\(\hat{H}\) is the core quantum language for \(C^{\dagger}\) programming language 1.

The initial idea for the language was to detach the low level of qubit-targeted quantum gates instructions from the possible capability of quantum processors through abstract instructions or functions that might do the hard work without the need for the user to do so. Additionally, provide meaningful results from the measurements as useful data for the algorithm being run.


  • A (high level) quantum algorithms builder

  • Handling output data with context meaning

  • Debugging results and quantum processes through post-measurement analysis

  • Convert high level languages commands into low level quantum instructions for quantum languages such as openQASM, cQASM, NetQASM, Q1ASM to be execute on their respective hardware/simulator

  • Gates approach - no directed qubit relation since it will be handled by the language, its interpreter/compiler and subsequently by the low level quantum languages compiler

  • Aimed for both quantum computers and quantum networks


  • Provide an intermediate picture between high-level and QASM-like programming languages

  • Make use of basic quantum gates and complex quantum instructions in a dummy-qubit environment

  • Bring light to measurement results and their analysis as a language built-in property

  • Debugging through (partial) quantum analysis of measurement results for results and inner processes comparing them to simulated ones (using fisher information, linear entropy, entanglement measurements, etc)

  • Provide algorithms usability for the context of both quantum processors (quantum computers) and quantum networks (quantum internet)


  • simple syntax

  • static-typed

  • quantum functions for quantum data

  • quantum commands and variables are referred with @ before the word, i.e. @h, @cnot, @var

  • measurements automatically occurs when quantum data interacts with classical instructions, functions, operators and variables

Built-In Data Types

  • null: no data

  • bool: binary data, i.e. true and false, full and empty; represented as T and F

  • int: integer numbers

  • float: floating point numbers

  • str: sequence of 0 or more characters between quotes "" or ''

  • circuit: sequence of 1 or more quantum gates for 1 or more indices in 1 or more steps; can contain other circuits as well

  • hashmap: an unordered associative array of keys and values

  • measurement: a hashmap-like type containing relevant data output from the qubits measurement, such as: unique bits sequences final counting, number of shots, some special grouping of bits sequences counting (depending on extra arguments passed)

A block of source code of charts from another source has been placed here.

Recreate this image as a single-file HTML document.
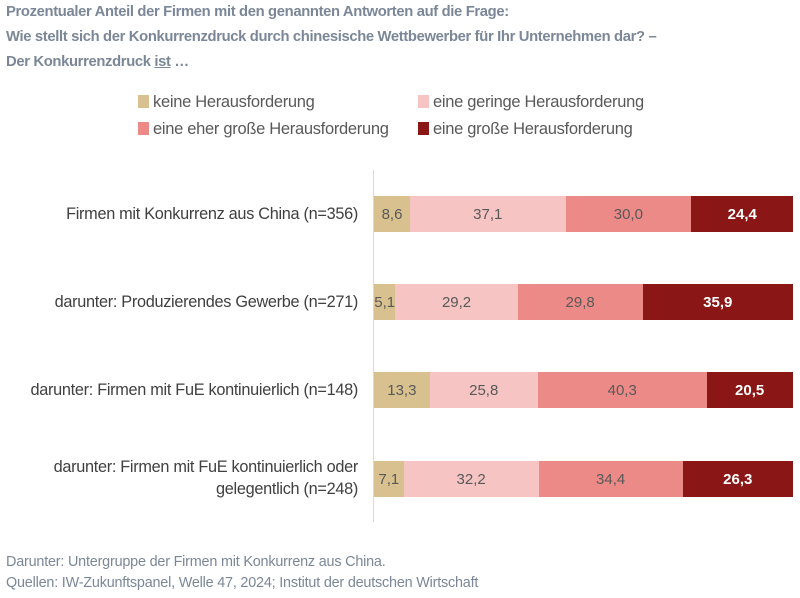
<!DOCTYPE html><html><head><style>
body{margin:0;width:800px;height:598px;background:#fff;font-family:"Liberation Sans",sans-serif;position:relative;overflow:hidden}
.t{position:absolute;left:6px;color:#7b8797;font-weight:bold;font-size:14.8px;letter-spacing:-0.35px;line-height:18px}
.lg{position:absolute;font-size:16.5px;color:#595959;letter-spacing:-0.3px;line-height:18px}
.lg i{display:inline-block;width:11px;height:13px;margin-right:4px;vertical-align:-1px}
.lab{position:absolute;right:442px;text-align:right;font-size:16.3px;color:#404040;line-height:22px;letter-spacing:-0.3px;white-space:nowrap}
.bar{position:absolute;left:374px;height:36px;display:flex}
.bar div{height:100%;display:flex;align-items:center;justify-content:center;font-size:15px;color:#595959}
.a{background:#d9c08f}.b{background:#f5c4c3}.c{background:#ec8a87}.d{background:#8a1716;color:#fff!important;font-weight:bold}
.f{position:absolute;left:6px;font-size:14.4px;color:#7b8797;letter-spacing:-0.2px}
</style></head><body>
<div class="t" style="top:3px">Prozentualer Anteil der Firmen mit den genannten Antworten auf die Frage:</div>
<div class="t" style="top:28px">Wie stellt sich der Konkurrenzdruck durch chinesische Wettbewerber für Ihr Unternehmen dar? –</div>
<div class="t" style="top:53px">Der Konkurrenzdruck <u>ist</u> …</div>
<div class="lg" style="left:138px;top:93px"><i style="background:#d9c08f"></i>keine Herausforderung</div>
<div class="lg" style="left:418px;top:93px"><i style="background:#f5c4c3"></i>eine geringe Herausforderung</div>
<div class="lg" style="left:138px;top:120px"><i style="background:#ec8a87"></i>eine eher große Herausforderung</div>
<div class="lg" style="left:418px;top:120px"><i style="background:#8a1716"></i>eine große Herausforderung</div>
<div style="position:absolute;left:373px;top:170px;width:1px;height:352px;background:#d9d9d9"></div>
<div class="lab" style="top:203px">Firmen mit Konkurrenz aus China (n=356)</div>
<div class="lab" style="top:291px">darunter: Produzierendes Gewerbe (n=271)</div>
<div class="lab" style="top:379px">darunter: Firmen mit FuE kontinuierlich (n=148)</div>
<div class="lab" style="top:456px">darunter: Firmen mit FuE kontinuierlich oder<br>gelegentlich (n=248)</div>
<div class="bar" style="top:196px"><div class="a" style="width:36px">8,6</div><div class="b" style="width:155.5px">37,1</div><div class="c" style="width:125.7px">30,0</div><div class="d" style="width:102.2px">24,4</div></div>
<div class="bar" style="top:284px"><div class="a" style="width:21.4px">5,1</div><div class="b" style="width:122.3px">29,2</div><div class="c" style="width:124.9px">29,8</div><div class="d" style="width:150.4px">35,9</div></div>
<div class="bar" style="top:372px"><div class="a" style="width:55.7px">13,3</div><div class="b" style="width:108.1px">25,8</div><div class="c" style="width:168.9px">40,3</div><div class="d" style="width:85.9px">20,5</div></div>
<div class="bar" style="top:461px"><div class="a" style="width:29.7px">7,1</div><div class="b" style="width:134.9px">32,2</div><div class="c" style="width:144.1px">34,4</div><div class="d" style="width:110.2px">26,3</div></div>
<div class="f" style="top:554px">Darunter: Untergruppe der Firmen mit Konkurrenz aus China.</div>
<div class="f" style="top:575px">Quellen: IW-Zukunftspanel, Welle 47, 2024; Institut der deutschen Wirtschaft</div>
</body></html>
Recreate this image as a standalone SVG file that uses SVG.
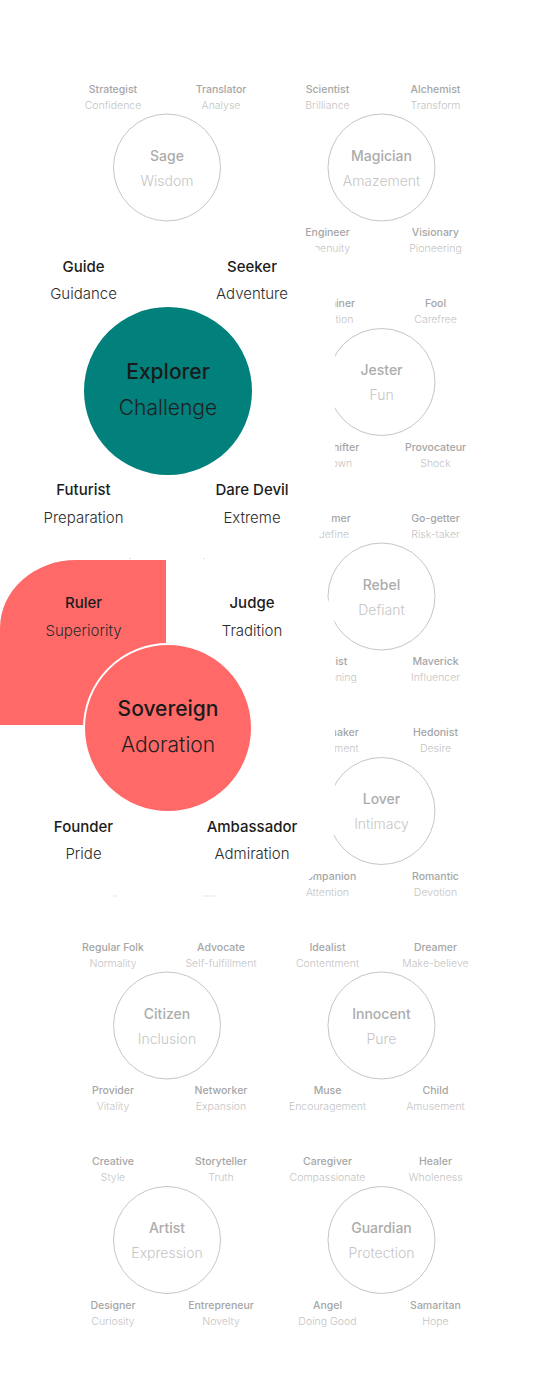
<svg xmlns="http://www.w3.org/2000/svg" width="540" height="1384" viewBox="0 0 540 1384">
<style>
text{font-family:Inter,"Noto Sans","Liberation Sans",sans-serif;text-anchor:middle}
.lb{font-size:10.5px;font-weight:500;fill:#a6a6a6}
.sl{font-size:10.5px;font-weight:300;fill:#c4c4c4}
.nm{font-size:14px;font-weight:500;fill:#acacac}
.vl{font-size:14px;font-weight:300;fill:#c6c6c6}
.ring{fill:none;stroke:#c6c6c6;stroke-width:1}
.hl{font-size:15px;font-weight:500;fill:#1c1c1c}
.hs{font-size:15px;font-weight:300;fill:#2c2c2c}
.bn{font-size:21px;font-weight:500;fill:#1a1a1a}
.bv{font-size:21px;font-weight:300;fill:#1f1f1f}
.cover{fill:#ffffff}
.crumb{fill:#e4e4e4}
</style>
<rect width="540" height="1384" fill="#ffffff"/>
<g id="connectors"/>

<g id="sage">
<circle class="ring" cx="167" cy="167.5" r="53.5"/>
<text class="nm" x="167" y="160.5">Sage</text><text class="vl" x="167" y="185.5">Wisdom</text>
<text class="lb" x="113" y="92.5">Strategist</text><text class="sl" x="113" y="108.5">Confidence</text>
<text class="lb" x="221" y="92.5">Translator</text><text class="sl" x="221" y="108.5">Analyse</text>
</g>
<g id="magician">
<circle class="ring" cx="381.5" cy="167.5" r="53.5"/>
<text class="nm" x="381.5" y="160.5">Magician</text><text class="vl" x="381.5" y="185.5">Amazement</text>
<text class="lb" x="327.5" y="92.5">Scientist</text><text class="sl" x="327.5" y="108.5">Brilliance</text>
<text class="lb" x="435.5" y="92.5">Alchemist</text><text class="sl" x="435.5" y="108.5">Transform</text>
<text class="lb" x="327.5" y="236">Engineer</text><text class="sl" x="327.5" y="252">Ingenuity</text>
<text class="lb" x="435.5" y="236">Visionary</text><text class="sl" x="435.5" y="252">Pioneering</text>
</g>
<g id="jester">
<circle class="ring" cx="381.5" cy="382" r="53.5"/>
<text class="nm" x="381.5" y="375">Jester</text><text class="vl" x="381.5" y="400">Fun</text>
<text class="lb" x="327.5" y="307">Entertainer</text><text class="sl" x="327.5" y="323">Distraction</text>
<text class="lb" x="435.5" y="307">Fool</text><text class="sl" x="435.5" y="323">Carefree</text>
<text class="lb" x="327.5" y="450.5">Shapeshifter</text><text class="sl" x="329" y="466.5">Unknown</text>
<text class="lb" x="435.5" y="450.5">Provocateur</text><text class="sl" x="435.5" y="466.5">Shock</text>
</g>
<g id="rebel">
<circle class="ring" cx="381.5" cy="596.5" r="53.5"/>
<text class="nm" x="381.5" y="589.5">Rebel</text><text class="vl" x="381.5" y="614.5">Defiant</text>
<text class="lb" x="327.5" y="521.5">Reformer</text><text class="sl" x="327.5" y="537.5">Redefine</text>
<text class="lb" x="435.5" y="521.5">Go-getter</text><text class="sl" x="435.5" y="537.5">Risk-taker</text>
<text class="lb" x="328.5" y="665">Activist</text><text class="sl" x="327.5" y="681">Questioning</text>
<text class="lb" x="435.5" y="665">Maverick</text><text class="sl" x="435.5" y="681">Influencer</text>
</g>
<g id="lover">
<circle class="ring" cx="381.5" cy="811" r="53.5"/>
<text class="nm" x="381.5" y="804">Lover</text><text class="vl" x="381.5" y="829">Intimacy</text>
<text class="lb" x="327.5" y="736">Matchmaker</text><text class="sl" x="327.5" y="752">Commitment</text>
<text class="lb" x="435.5" y="736">Hedonist</text><text class="sl" x="435.5" y="752">Desire</text>
<text class="lb" x="327.5" y="879.5">Companion</text><text class="sl" x="327.5" y="895.5">Attention</text>
<text class="lb" x="435.5" y="879.5">Romantic</text><text class="sl" x="435.5" y="895.5">Devotion</text>
</g>
<g id="citizen">
<circle class="ring" cx="167" cy="1025.5" r="53.5"/>
<text class="nm" x="167" y="1018.5">Citizen</text><text class="vl" x="167" y="1043.5">Inclusion</text>
<text class="lb" x="113" y="950.5">Regular Folk</text><text class="sl" x="113" y="966.5">Normality</text>
<text class="lb" x="221" y="950.5">Advocate</text><text class="sl" x="221" y="966.5">Self-fulfillment</text>
<text class="lb" x="113" y="1094">Provider</text><text class="sl" x="113" y="1110">Vitality</text>
<text class="lb" x="221" y="1094">Networker</text><text class="sl" x="221" y="1110">Expansion</text>
</g>
<g id="innocent">
<circle class="ring" cx="381.5" cy="1025.5" r="53.5"/>
<text class="nm" x="381.5" y="1018.5">Innocent</text><text class="vl" x="381.5" y="1043.5">Pure</text>
<text class="lb" x="327.5" y="950.5">Idealist</text><text class="sl" x="327.5" y="966.5">Contentment</text>
<text class="lb" x="435.5" y="950.5">Dreamer</text><text class="sl" x="435.5" y="966.5">Make-believe</text>
<text class="lb" x="327.5" y="1094">Muse</text><text class="sl" x="327.5" y="1110">Encouragement</text>
<text class="lb" x="435.5" y="1094">Child</text><text class="sl" x="435.5" y="1110">Amusement</text>
</g>
<g id="artist">
<circle class="ring" cx="167" cy="1240" r="53.5"/>
<text class="nm" x="167" y="1233">Artist</text><text class="vl" x="167" y="1258">Expression</text>
<text class="lb" x="113" y="1165">Creative</text><text class="sl" x="113" y="1181">Style</text>
<text class="lb" x="221" y="1165">Storyteller</text><text class="sl" x="221" y="1181">Truth</text>
<text class="lb" x="113" y="1308.5">Designer</text><text class="sl" x="113" y="1324.5">Curiosity</text>
<text class="lb" x="221" y="1308.5">Entrepreneur</text><text class="sl" x="221" y="1324.5">Novelty</text>
</g>
<g id="guardian">
<circle class="ring" cx="381.5" cy="1240" r="53.5"/>
<text class="nm" x="381.5" y="1233">Guardian</text><text class="vl" x="381.5" y="1258">Protection</text>
<text class="lb" x="327.5" y="1165">Caregiver</text><text class="sl" x="327.5" y="1181">Compassionate</text>
<text class="lb" x="435.5" y="1165">Healer</text><text class="sl" x="435.5" y="1181">Wholeness</text>
<text class="lb" x="327.5" y="1308.5">Angel</text><text class="sl" x="327.5" y="1324.5">Doing Good</text>
<text class="lb" x="435.5" y="1308.5">Samaritan</text><text class="sl" x="435.5" y="1324.5">Hope</text>
</g>

<g id="panels">
<path class="cover" d="M-10,225 H265 A70,70 0 0 1 335,295 V496 A60,60 0 0 1 275,556 H-10 Z"/>
<path class="cover" d="M-10,560 H265 A70,70 0 0 1 335,630 V825 A70,70 0 0 1 265,895 H-10 Z"/>
<rect class="crumb" x="129" y="558" width="2" height="1"/>
<rect class="crumb" x="203" y="558" width="2" height="1"/>
<rect class="crumb" x="113" y="895.5" width="4" height="1"/>
<rect class="crumb" x="203" y="895.5" width="12" height="1"/>
</g>

<g id="explorer">
<circle cx="168" cy="391" r="84" fill="#02807b"/>
<text class="bn" x="168" y="379">Explorer</text><text class="bv" x="168" y="415">Challenge</text>
<text class="hl" x="83.5" y="272">Guide</text><text class="hs" x="83.5" y="299">Guidance</text>
<text class="hl" x="252" y="272">Seeker</text><text class="hs" x="252" y="299">Adventure</text>
<text class="hl" x="83.5" y="495">Futurist</text><text class="hs" x="83.5" y="523">Preparation</text>
<text class="hl" x="252" y="495">Dare Devil</text><text class="hs" x="252" y="523">Extreme</text>
</g>

<g id="ruler">
<path d="M0,725 V628 A76,68 0 0 1 76,560 H166 V725 Z" fill="#ff6a69"/>
<text class="hl" x="83.5" y="608">Ruler</text><text class="hs" x="83.5" y="636">Superiority</text>
</g>
<g id="sovereign">
<circle cx="168" cy="728" r="84" fill="#ff6a69" stroke="#ffffff" stroke-width="2"/>
<text class="bn" x="168" y="716">Sovereign</text><text class="bv" x="168" y="752">Adoration</text>
<text class="hl" x="252" y="608">Judge</text><text class="hs" x="252" y="636">Tradition</text>
<text class="hl" x="83.5" y="832">Founder</text><text class="hs" x="83.5" y="859">Pride</text>
<text class="hl" x="252" y="832">Ambassador</text><text class="hs" x="252" y="859">Admiration</text>
</g>
</svg>
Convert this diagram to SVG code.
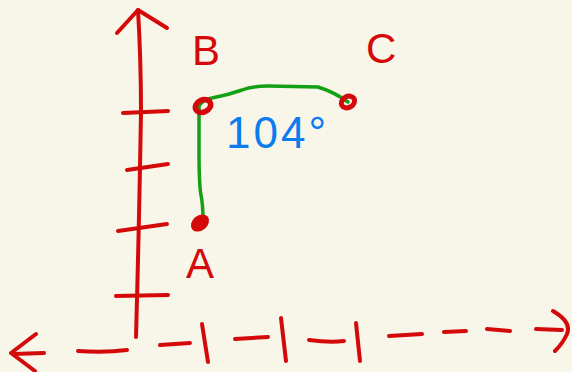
<svg xmlns="http://www.w3.org/2000/svg" width="572" height="372" viewBox="0 0 572 372">
<style>
.r{fill:none;stroke:#d40a0a;stroke-width:4;stroke-linecap:round;stroke-linejoin:round}
.g{fill:none;stroke:#14a014;stroke-width:3.5;stroke-linecap:round;stroke-linejoin:round}
.lbl{font-family:"Liberation Sans",Arial,sans-serif;fill:#d40a0a;font-size:42px}
</style>
<rect width="572" height="372" fill="#f8f5e9"/>
<g id="axes">
<path class="r" d="M138 10 Q141 60 141 112 Q139 230 136 337"/>
<path class="r" d="M117 33 L138 10 L167 28"/>
<path class="r" d="M123 113 L168 111"/>
<path class="r" d="M127 170 L168 164"/>
<path class="r" d="M118 231 L167 224"/>
<path class="r" d="M116 296 L168 295"/>
<path class="r" d="M36 334 L11 353 L35 371"/>
<path class="r" d="M13 354 L44 353"/>
<path class="r" d="M78 351 Q105 353 127 350"/>
<path class="r" d="M160 345 L190 343"/>
<path class="r" d="M202 324 L208 362"/>
<path class="r" d="M235 339 L268 337"/>
<path class="r" d="M281 318 L286 361"/>
<path class="r" d="M309 340 Q330 343 344 341"/>
<path class="r" d="M356 323 L360 361"/>
<path class="r" d="M389 336 L422 334"/>
<path class="r" d="M444 332 L466 331"/>
<path class="r" d="M487 329 L510 331"/>
<path class="r" d="M536 329 L562 330"/>
<path class="r" d="M553 311 Q572 322 567 334 Q563 343 555 351"/>
</g>
<g id="connectors">
<path class="g" d="M203 220 Q203 205 201 195 Q199 185 199 150 L199 106 Q202 100 212 98 Q228 95 242 90 Q252 86 268 86 L318 87 Q334 92 348 102"/>
</g>
<g id="B">
<ellipse cx="203" cy="106" rx="8" ry="6" transform="rotate(-25 203 106)" fill="none" stroke="#d40a0a" stroke-width="5.5"/>
<text class="lbl" x="192" y="65">B</text>
</g>
<g id="C">
<ellipse cx="348" cy="102" rx="7" ry="5.5" transform="rotate(-30 348 102)" fill="none" stroke="#d40a0a" stroke-width="5"/>
<text class="lbl" x="366" y="63">C</text>
</g>
<g id="A">
<ellipse cx="200" cy="223" rx="10" ry="7.5" transform="rotate(-40 200 223)" fill="#d40a0a"/>
<text class="lbl" x="186" y="278">A</text>
</g>
<g id="angle">
<text x="226" y="148" font-family="'Liberation Sans',Arial,sans-serif" font-size="44" letter-spacing="3" fill="#0a7cf0">104°</text>
</g>
</svg>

Additionally, except for hashmap and measurement types, it is possible to have many elements of a single type arranged as a list.

Quantum Data

The first different aspect of \(\hat{H}\) is how it deals with quantum data. Here quantum data is built on circuits with no reference to qubits (in which there is no access), but rather to indices where should be seeing as markers for the compilers to take the instructions and perform their optimizations, mitigations and operations to be carried to the actual quantum hardware (or simulator). By doing so, quantum gates and how they are arranged matter most than actual quantum states from qubits, due to quantum gates feasibility to define instructions for the quantum device. Hence we define this as a Heisenberg architecture language, where gates evolve the circuit-carried data.

Another aspect that differs is how the quantum data interactcs with classical data and operators: here there are no measurements explictly being made; we designed the language in such a way to avoid bringing too much of physical aspects that would slow down a programmer ability to solve the actual problem and make them spend too much time trying to figure out how to deal with quantum counterparts in the process. We have to assume that some parts of the hardware will just work fine, as we do for classical devices. They must be underneath the language and compiler if we want to provide a clear path for programmers to use quantum advantage on their daily-life and, soon, on production code. In this sense, every time that a circuit type variable interacts with a classical operator or variable, that encounter will trigger a series of procedures that will result in a classical data from the quantum data. The resulting data will depending on: which data type or operator it is interacting with; and the type of quantum data to be generated from: one-shot-at-a-time or a all-shots-at-once.